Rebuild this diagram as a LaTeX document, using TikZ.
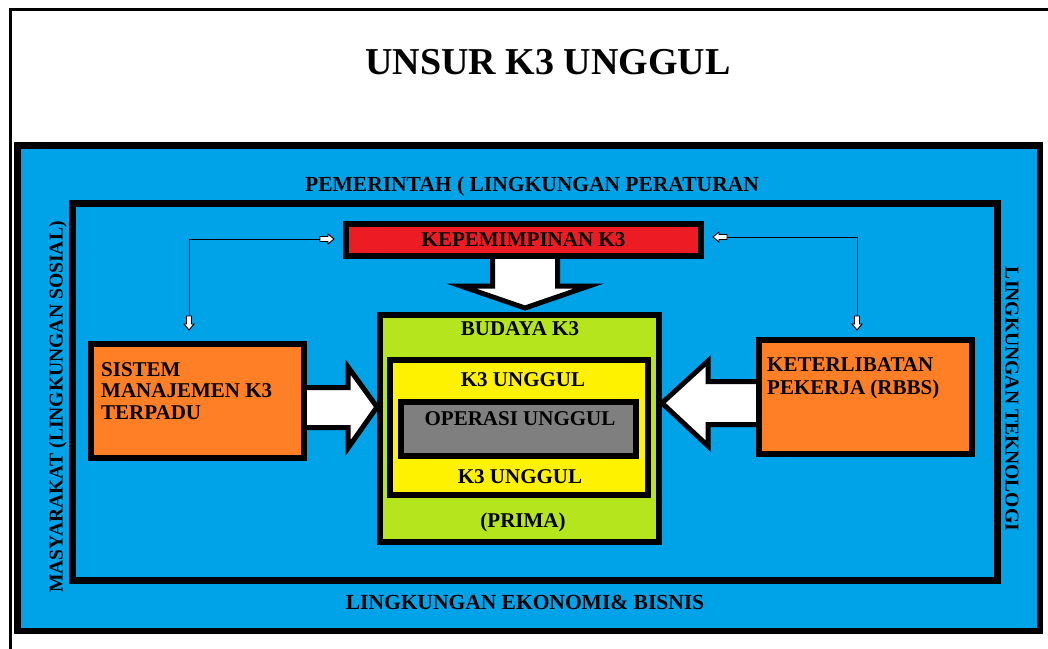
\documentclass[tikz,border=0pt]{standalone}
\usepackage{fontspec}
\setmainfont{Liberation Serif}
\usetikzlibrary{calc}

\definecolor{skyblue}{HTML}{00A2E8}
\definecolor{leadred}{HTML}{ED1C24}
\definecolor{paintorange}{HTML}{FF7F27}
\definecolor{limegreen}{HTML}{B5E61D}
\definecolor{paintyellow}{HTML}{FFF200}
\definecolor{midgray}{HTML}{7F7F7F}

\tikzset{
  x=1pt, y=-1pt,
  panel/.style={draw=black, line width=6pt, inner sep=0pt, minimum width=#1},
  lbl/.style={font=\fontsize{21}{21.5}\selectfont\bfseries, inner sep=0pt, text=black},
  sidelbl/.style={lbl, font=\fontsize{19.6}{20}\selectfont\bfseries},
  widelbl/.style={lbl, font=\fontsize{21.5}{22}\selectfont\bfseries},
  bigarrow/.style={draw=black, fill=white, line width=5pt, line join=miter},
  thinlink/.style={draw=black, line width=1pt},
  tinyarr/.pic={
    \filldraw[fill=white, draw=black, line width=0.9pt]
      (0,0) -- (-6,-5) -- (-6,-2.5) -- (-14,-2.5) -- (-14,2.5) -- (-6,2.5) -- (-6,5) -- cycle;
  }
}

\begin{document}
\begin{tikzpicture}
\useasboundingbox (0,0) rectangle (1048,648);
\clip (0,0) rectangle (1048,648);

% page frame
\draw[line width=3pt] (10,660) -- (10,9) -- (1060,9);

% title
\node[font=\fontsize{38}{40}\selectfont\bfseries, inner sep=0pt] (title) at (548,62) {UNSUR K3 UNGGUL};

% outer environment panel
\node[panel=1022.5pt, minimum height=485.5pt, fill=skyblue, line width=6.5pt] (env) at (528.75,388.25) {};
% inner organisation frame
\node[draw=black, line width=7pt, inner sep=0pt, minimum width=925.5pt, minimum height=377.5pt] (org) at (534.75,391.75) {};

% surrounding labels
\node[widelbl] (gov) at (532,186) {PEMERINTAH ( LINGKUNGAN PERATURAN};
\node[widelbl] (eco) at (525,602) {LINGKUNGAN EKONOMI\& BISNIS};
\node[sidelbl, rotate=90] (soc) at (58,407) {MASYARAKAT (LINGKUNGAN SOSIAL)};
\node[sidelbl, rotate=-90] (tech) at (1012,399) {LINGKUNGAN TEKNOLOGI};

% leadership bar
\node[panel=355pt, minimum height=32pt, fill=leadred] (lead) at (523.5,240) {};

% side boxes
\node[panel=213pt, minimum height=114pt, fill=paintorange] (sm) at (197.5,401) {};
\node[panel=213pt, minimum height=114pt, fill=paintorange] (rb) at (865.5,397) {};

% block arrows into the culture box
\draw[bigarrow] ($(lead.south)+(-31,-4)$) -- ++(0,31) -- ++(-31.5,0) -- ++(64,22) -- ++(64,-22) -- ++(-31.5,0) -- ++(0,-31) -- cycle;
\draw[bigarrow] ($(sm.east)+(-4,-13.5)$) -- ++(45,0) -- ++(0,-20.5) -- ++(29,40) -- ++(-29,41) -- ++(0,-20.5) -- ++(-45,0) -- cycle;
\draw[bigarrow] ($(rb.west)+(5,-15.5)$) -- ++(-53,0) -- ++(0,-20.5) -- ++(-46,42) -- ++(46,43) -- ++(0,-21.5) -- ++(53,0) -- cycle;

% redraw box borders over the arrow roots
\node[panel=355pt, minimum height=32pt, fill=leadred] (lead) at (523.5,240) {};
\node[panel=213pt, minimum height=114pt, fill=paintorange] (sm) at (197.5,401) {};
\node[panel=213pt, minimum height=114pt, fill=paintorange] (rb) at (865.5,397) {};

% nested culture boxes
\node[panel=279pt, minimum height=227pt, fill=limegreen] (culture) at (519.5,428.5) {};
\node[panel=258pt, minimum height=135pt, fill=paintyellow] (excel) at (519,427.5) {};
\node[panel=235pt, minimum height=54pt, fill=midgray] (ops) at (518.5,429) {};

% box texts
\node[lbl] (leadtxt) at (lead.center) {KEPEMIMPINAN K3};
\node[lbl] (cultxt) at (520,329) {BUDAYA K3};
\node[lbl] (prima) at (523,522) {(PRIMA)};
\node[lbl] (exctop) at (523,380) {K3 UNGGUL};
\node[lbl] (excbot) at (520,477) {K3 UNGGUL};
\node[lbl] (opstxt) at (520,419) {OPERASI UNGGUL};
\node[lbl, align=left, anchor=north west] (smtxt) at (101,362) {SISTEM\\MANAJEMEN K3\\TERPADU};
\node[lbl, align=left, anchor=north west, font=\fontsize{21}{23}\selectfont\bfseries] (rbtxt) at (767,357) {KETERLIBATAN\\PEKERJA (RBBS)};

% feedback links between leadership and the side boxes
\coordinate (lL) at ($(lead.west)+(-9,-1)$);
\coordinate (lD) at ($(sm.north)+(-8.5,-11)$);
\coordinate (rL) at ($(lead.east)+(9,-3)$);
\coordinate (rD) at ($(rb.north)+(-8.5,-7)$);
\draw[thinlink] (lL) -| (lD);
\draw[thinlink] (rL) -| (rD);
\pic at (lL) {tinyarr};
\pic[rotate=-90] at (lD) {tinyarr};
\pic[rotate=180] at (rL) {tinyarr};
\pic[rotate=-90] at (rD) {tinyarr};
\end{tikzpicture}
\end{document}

■ REQUIRED TASK
Exclude the images and reproduce the remaining data exactly.

■ ANSWER TO THE TASK
Rebuild this diagram as a LaTeX document, using TikZ.
\documentclass[tikz,border=0pt]{standalone}
\usepackage{fontspec}
\setmainfont{Liberation Serif}
\usetikzlibrary{calc}

\definecolor{skyblue}{HTML}{00A2E8}
\definecolor{leadred}{HTML}{ED1C24}
\definecolor{paintorange}{HTML}{FF7F27}
\definecolor{limegreen}{HTML}{B5E61D}
\definecolor{paintyellow}{HTML}{FFF200}
\definecolor{midgray}{HTML}{7F7F7F}

\tikzset{
  x=1pt, y=-1pt,
  panel/.style={draw=black, line width=6pt, inner sep=0pt, minimum width=#1},
  lbl/.style={font=\fontsize{21}{21.5}\selectfont\bfseries, inner sep=0pt, text=black},
  sidelbl/.style={lbl, font=\fontsize{19.6}{20}\selectfont\bfseries},
  widelbl/.style={lbl, font=\fontsize{21.5}{22}\selectfont\bfseries},
  bigarrow/.style={draw=black, fill=white, line width=5pt, line join=miter},
  thinlink/.style={draw=black, line width=1pt},
  tinyarr/.pic={
    \filldraw[fill=white, draw=black, line width=0.9pt]
      (0,0) -- (-6,-5) -- (-6,-2.5) -- (-14,-2.5) -- (-14,2.5) -- (-6,2.5) -- (-6,5) -- cycle;
  }
}

\begin{document}
\begin{tikzpicture}
\useasboundingbox (0,0) rectangle (1048,648);
\clip (0,0) rectangle (1048,648);

% page frame
\draw[line width=3pt] (10,660) -- (10,9) -- (1060,9);

% title
\node[font=\fontsize{38}{40}\selectfont\bfseries, inner sep=0pt] (title) at (548,62) {UNSUR K3 UNGGUL};

% outer environment panel
\node[panel=1022.5pt, minimum height=485.5pt, fill=skyblue, line width=6.5pt] (env) at (528.75,388.25) {};
% inner organisation frame
\node[draw=black, line width=7pt, inner sep=0pt, minimum width=925.5pt, minimum height=377.5pt] (org) at (534.75,391.75) {};

% surrounding labels
\node[widelbl] (gov) at (532,186) {PEMERINTAH ( LINGKUNGAN PERATURAN};
\node[widelbl] (eco) at (525,602) {LINGKUNGAN EKONOMI\& BISNIS};
\node[sidelbl, rotate=90] (soc) at (58,407) {MASYARAKAT (LINGKUNGAN SOSIAL)};
\node[sidelbl, rotate=-90] (tech) at (1012,399) {LINGKUNGAN TEKNOLOGI};

% leadership bar
\node[panel=355pt, minimum height=32pt, fill=leadred] (lead) at (523.5,240) {};

% side boxes
\node[panel=213pt, minimum height=114pt, fill=paintorange] (sm) at (197.5,401) {};
\node[panel=213pt, minimum height=114pt, fill=paintorange] (rb) at (865.5,397) {};

% block arrows into the culture box
\draw[bigarrow] ($(lead.south)+(-31,-4)$) -- ++(0,31) -- ++(-31.5,0) -- ++(64,22) -- ++(64,-22) -- ++(-31.5,0) -- ++(0,-31) -- cycle;
\draw[bigarrow] ($(sm.east)+(-4,-13.5)$) -- ++(45,0) -- ++(0,-20.5) -- ++(29,40) -- ++(-29,41) -- ++(0,-20.5) -- ++(-45,0) -- cycle;
\draw[bigarrow] ($(rb.west)+(5,-15.5)$) -- ++(-53,0) -- ++(0,-20.5) -- ++(-46,42) -- ++(46,43) -- ++(0,-21.5) -- ++(53,0) -- cycle;

% redraw box borders over the arrow roots
\node[panel=355pt, minimum height=32pt, fill=leadred] (lead) at (523.5,240) {};
\node[panel=213pt, minimum height=114pt, fill=paintorange] (sm) at (197.5,401) {};
\node[panel=213pt, minimum height=114pt, fill=paintorange] (rb) at (865.5,397) {};

% nested culture boxes
\node[panel=279pt, minimum height=227pt, fill=limegreen] (culture) at (519.5,428.5) {};
\node[panel=258pt, minimum height=135pt, fill=paintyellow] (excel) at (519,427.5) {};
\node[panel=235pt, minimum height=54pt, fill=midgray] (ops) at (518.5,429) {};

% box texts
\node[lbl] (leadtxt) at (lead.center) {KEPEMIMPINAN K3};
\node[lbl] (cultxt) at (520,329) {BUDAYA K3};
\node[lbl] (prima) at (523,522) {(PRIMA)};
\node[lbl] (exctop) at (523,380) {K3 UNGGUL};
\node[lbl] (excbot) at (520,477) {K3 UNGGUL};
\node[lbl] (opstxt) at (520,419) {OPERASI UNGGUL};
\node[lbl, align=left, anchor=north west] (smtxt) at (101,362) {SISTEM\\MANAJEMEN K3\\TERPADU};
\node[lbl, align=left, anchor=north west, font=\fontsize{21}{23}\selectfont\bfseries] (rbtxt) at (767,357) {KETERLIBATAN\\PEKERJA (RBBS)};

% feedback links between leadership and the side boxes
\coordinate (lL) at ($(lead.west)+(-9,-1)$);
\coordinate (lD) at ($(sm.north)+(-8.5,-11)$);
\coordinate (rL) at ($(lead.east)+(9,-3)$);
\coordinate (rD) at ($(rb.north)+(-8.5,-7)$);
\draw[thinlink] (lL) -| (lD);
\draw[thinlink] (rL) -| (rD);
\pic at (lL) {tinyarr};
\pic[rotate=-90] at (lD) {tinyarr};
\pic[rotate=180] at (rL) {tinyarr};
\pic[rotate=-90] at (rD) {tinyarr};
\end{tikzpicture}
\end{document}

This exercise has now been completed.